Boston Hassle: How has your upbringing in Maine impacted your musical growth? Does it still?
Lina Tullgren: I was fortunate to grow up in a tight knit area of musicians, artists and actors as my close peers and family members, all of whom were teachers in their own ways. In high school I worked at a bakery on the weekends and was the only teenager amongst people in their 20s and 30s and that was where I heard Deerhoof, Brian Eno and the Twin Peaks soundtrack for the first time, among other formative things. In these places there is a lot of space to be yourself and develop from tiny human being into taller musician alien. On the other hand, there is only so much growth that can happen in a space on that scale, so I was almost always trying to get out.
BH: Some of your lyrics lament the inevitable process of growing up and discuss the difficulty of finding oneself. In this sense, to what extent is “Won” a coming of age album?
LT: I wrote the songs for this album between ages 20 and 22. If this is a coming of age album then one could make the argument that most albums are coming of age albums simply because the passage of time is a construct to how things are made. “Won” is essentially a concept album with the through line being this idea that home doesn’t exist: it isn’t a tangible thing that you can touch or taste or feel, it is an invention of a reality that you create for yourself with the help of people around you who are trying to do the same thing for themselves, they’ve just been doing it for longer than you have. It isn’t hard to find yourself, you just do it.
BH: A theme that appears, at least to me, is mental health. You sing, “nobody’s perfect, now I just run in circles” and “home alone inside my head, it’s happening again.” Do you intend to address mental health in your work?

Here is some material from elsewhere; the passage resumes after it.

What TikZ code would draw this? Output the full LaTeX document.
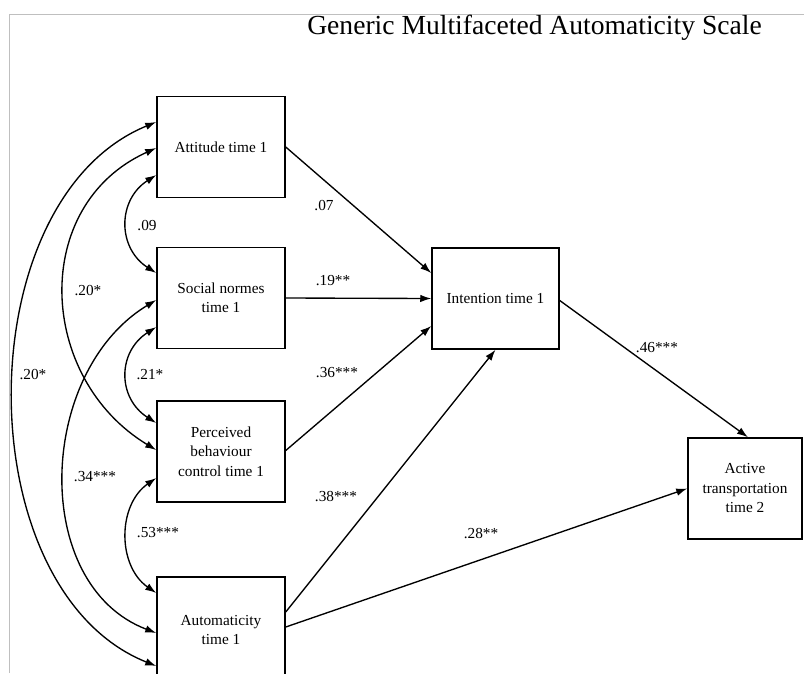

LT: I don’t intend to address mental health specifically, I intend to address existence which by association also addresses mental health. It’s selfish and irresponsible to not acknowledge something so vast that effects every person on this earth. I spent a lot of years not focusing on open, active communication with the humans i was close to and what resulted was chaos and breakdown, usually by my own hand. I really am trying to be good to the people I bring into my circle.
BH: One thing that really stood out to me was the monochrome of your first two albums. Do you mind talking about this choice?
LT: The album cover for “Won” is based on ectoplasm photography from the late 1800s which predates color photography. I tend to favor quality simplicity over quantity mediocrity.
BH: On this topic, your new album cover for “Always Fine” is much more colorful and the sound is much more electronic and trippy – has working with NTHNL altered your prospective musical style?
LT: I am obsessed with pop music — specifically UK power pop and Japanese music from the 70s and 80s. Making music with my friend NTHNL continues to be an opportunity to flex a muscle of creating sonic landscapes that I’m less capable of creating with my solo project at the current juncture. It’s easy to feel alone writing my own music all the time, like you’re on an island screaming into the void and with collaboration you learn how to be a better listener, how to break habits you might make for yourself.
BH: Where do you see your musical career going?
LT: What’s my 5 year plan do you ask? I’m on tour right now. When i get home from tour I will make another album. It might be called “free cell” but I haven’t decided yet. NTHNL and I will make more songs. I will continue on an upward quest reaching out for something.